"""

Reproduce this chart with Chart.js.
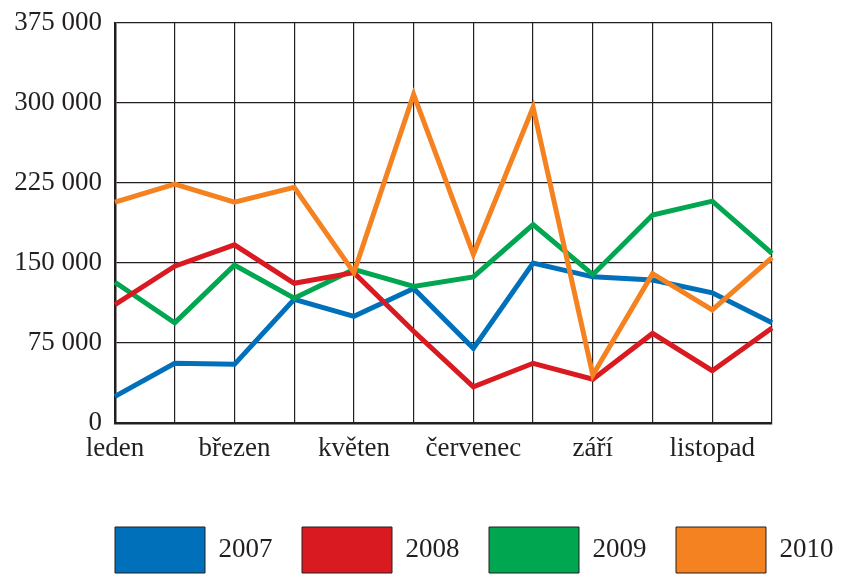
<!DOCTYPE html>
<html>
<head>
<meta charset="utf-8">
<script src="https://cdn.jsdelivr.net/npm/chart.js@4"></script>
<style>
  html, body { margin: 0; padding: 0; background: #fff; }
  #wrap { width: 842px; height: 579px; }
</style>
</head>
<body>
<div id="wrap"><canvas id="c" width="842" height="579"></canvas></div>
<script>
const months = ['leden', 'únor', 'březen', 'duben', 'květen', 'červen', 'červenec', 'srpen', 'září', 'říjen', 'listopad', 'prosinec'];
const years = ['2007', '2008', '2009', '2010'];
const s2007 = [25000, 56000, 55000, 116000, 100000, 126000, 70000, 150000, 137000, 134000, 122000, 94000];
const s2008 = [111000, 147000, 167000, 131000, 141000, 86000, 34000, 56000, 41000, 84000, 49000, 89000];
const s2009 = [132000, 94000, 148000, 117000, 144000, 128000, 137000, 186000, 139000, 195000, 208000, 159000];
const s2010 = [207000, 224000, 207000, 221000, 141000, 308000, 158000, 296000, 45000, 140000, 106000, 155000];
const colors = ['#0070ba', '#da1a21', '#00a650', '#f58220'];
const yMin = 0, yMax = 375000, yStep = 75000;

const ink = '#231f20';
const serif = 'Liberation Serif, "Times New Roman", serif';

const shiftLegend = {
  id: 'shiftLegend',
  afterLayout(chart) {
    const lg = chart.legend;
    if (!lg || !lg.lineWidths) return;
    const pad = lg.options.labels.padding;
    const start = (lg.left + pad + lg.right - lg.lineWidths[0]) / 2;
    const dx = chart.chartArea.left - start;
    lg.left += dx;
    lg.right += dx;
  }
};

const seriesList = [s2007, s2008, s2009, s2010];
const drawOrder = [3, 1, 2, 0];

new Chart(document.getElementById('c'), {
  type: 'line',
  data: {
    labels: months,
    datasets: years.map((y, i) => ({
      label: y,
      data: seriesList[i],
      borderColor: colors[i],
      backgroundColor: colors[i],
      borderWidth: 5,
      pointRadius: 0,
      pointHoverRadius: 0,
      tension: 0,
      fill: false,
      order: drawOrder[i]
    }))
  },
  options: {
    responsive: false,
    animation: false,
    devicePixelRatio: 1,
    layout: { padding: { top: 23, right: 0, bottom: -4, left: 0 } },
    plugins: {
      tooltip: { enabled: false },
      legend: {
        position: 'bottom',
        labels: {
          boxWidth: 90,
          boxHeight: 46,
          padding: 29.5,
          color: ink,
          font: { family: serif, size: 27 },
          sort: (a, b) => a.datasetIndex - b.datasetIndex,
          generateLabels(chart) {
            const items = Chart.defaults.plugins.legend.labels.generateLabels(chart);
            items.forEach(it => { it.strokeStyle = ink; it.lineWidth = 1; it.fillStyle = colors[it.datasetIndex]; });
            return items;
          }
        }
      }
    },
    scales: {
      x: {
        offset: false,
        grid: { color: ink, lineWidth: 1.2, drawTicks: false },
        border: { color: ink, width: 2.5 },
        ticks: {
          autoSkip: false,
          maxRotation: 0,
          padding: 10,
          color: ink,
          font: { family: serif, size: 27 },
          callback: function (v, i) { return i % 2 === 0 ? months[i] : ''; }
        },
        afterFit(scale) { scale.height = 74.5; scale.paddingRight = 0; }
      },
      y: {
        min: yMin,
        max: yMax,
        grid: { color: ink, lineWidth: 1.2, drawTicks: false },
        border: { color: ink, width: 2.5 },
        ticks: {
          stepSize: yStep,
          padding: 13,
          color: ink,
          font: { family: serif, size: 27 },
          callback: function (v) {
            return String(v).replace(/\B(?=(\d{3})+(?!\d))/g, ' ');
          }
        },
        afterFit(scale) { scale.width = 115; scale.paddingTop = 0; scale.paddingBottom = 0; }
      },
      spacer: {
        type: 'linear',
        position: 'right',
        display: true,
        grid: { display: false, drawTicks: false },
        border: { display: false },
        ticks: { display: false },
        afterFit(scale) { scale.width = 70; scale.paddingTop = 0; scale.paddingBottom = 0; }
      }
    }
  },
  plugins: [shiftLegend]
});
</script>
</body>
</html>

"""

Reproduce the whole listing word for word, setting aside any pictures.

Reproduce this chart with Chart.js.
<!DOCTYPE html>
<html>
<head>
<meta charset="utf-8">
<script src="https://cdn.jsdelivr.net/npm/chart.js@4"></script>
<style>
  html, body { margin: 0; padding: 0; background: #fff; }
  #wrap { width: 842px; height: 579px; }
</style>
</head>
<body>
<div id="wrap"><canvas id="c" width="842" height="579"></canvas></div>
<script>
const months = ['leden', 'únor', 'březen', 'duben', 'květen', 'červen', 'červenec', 'srpen', 'září', 'říjen', 'listopad', 'prosinec'];
const years = ['2007', '2008', '2009', '2010'];
const s2007 = [25000, 56000, 55000, 116000, 100000, 126000, 70000, 150000, 137000, 134000, 122000, 94000];
const s2008 = [111000, 147000, 167000, 131000, 141000, 86000, 34000, 56000, 41000, 84000, 49000, 89000];
const s2009 = [132000, 94000, 148000, 117000, 144000, 128000, 137000, 186000, 139000, 195000, 208000, 159000];
const s2010 = [207000, 224000, 207000, 221000, 141000, 308000, 158000, 296000, 45000, 140000, 106000, 155000];
const colors = ['#0070ba', '#da1a21', '#00a650', '#f58220'];
const yMin = 0, yMax = 375000, yStep = 75000;

const ink = '#231f20';
const serif = 'Liberation Serif, "Times New Roman", serif';

const shiftLegend = {
  id: 'shiftLegend',
  afterLayout(chart) {
    const lg = chart.legend;
    if (!lg || !lg.lineWidths) return;
    const pad = lg.options.labels.padding;
    const start = (lg.left + pad + lg.right - lg.lineWidths[0]) / 2;
    const dx = chart.chartArea.left - start;
    lg.left += dx;
    lg.right += dx;
  }
};

const seriesList = [s2007, s2008, s2009, s2010];
const drawOrder = [3, 1, 2, 0];

new Chart(document.getElementById('c'), {
  type: 'line',
  data: {
    labels: months,
    datasets: years.map((y, i) => ({
      label: y,
      data: seriesList[i],
      borderColor: colors[i],
      backgroundColor: colors[i],
      borderWidth: 5,
      pointRadius: 0,
      pointHoverRadius: 0,
      tension: 0,
      fill: false,
      order: drawOrder[i]
    }))
  },
  options: {
    responsive: false,
    animation: false,
    devicePixelRatio: 1,
    layout: { padding: { top: 23, right: 0, bottom: -4, left: 0 } },
    plugins: {
      tooltip: { enabled: false },
      legend: {
        position: 'bottom',
        labels: {
          boxWidth: 90,
          boxHeight: 46,
          padding: 29.5,
          color: ink,
          font: { family: serif, size: 27 },
          sort: (a, b) => a.datasetIndex - b.datasetIndex,
          generateLabels(chart) {
            const items = Chart.defaults.plugins.legend.labels.generateLabels(chart);
            items.forEach(it => { it.strokeStyle = ink; it.lineWidth = 1; it.fillStyle = colors[it.datasetIndex]; });
            return items;
          }
        }
      }
    },
    scales: {
      x: {
        offset: false,
        grid: { color: ink, lineWidth: 1.2, drawTicks: false },
        border: { color: ink, width: 2.5 },
        ticks: {
          autoSkip: false,
          maxRotation: 0,
          padding: 10,
          color: ink,
          font: { family: serif, size: 27 },
          callback: function (v, i) { return i % 2 === 0 ? months[i] : ''; }
        },
        afterFit(scale) { scale.height = 74.5; scale.paddingRight = 0; }
      },
      y: {
        min: yMin,
        max: yMax,
        grid: { color: ink, lineWidth: 1.2, drawTicks: false },
        border: { color: ink, width: 2.5 },
        ticks: {
          stepSize: yStep,
          padding: 13,
          color: ink,
          font: { family: serif, size: 27 },
          callback: function (v) {
            return String(v).replace(/\B(?=(\d{3})+(?!\d))/g, ' ');
          }
        },
        afterFit(scale) { scale.width = 115; scale.paddingTop = 0; scale.paddingBottom = 0; }
      },
      spacer: {
        type: 'linear',
        position: 'right',
        display: true,
        grid: { display: false, drawTicks: false },
        border: { display: false },
        ticks: { display: false },
        afterFit(scale) { scale.width = 70; scale.paddingTop = 0; scale.paddingBottom = 0; }
      }
    }
  },
  plugins: [shiftLegend]
});
</script>
</body>
</html>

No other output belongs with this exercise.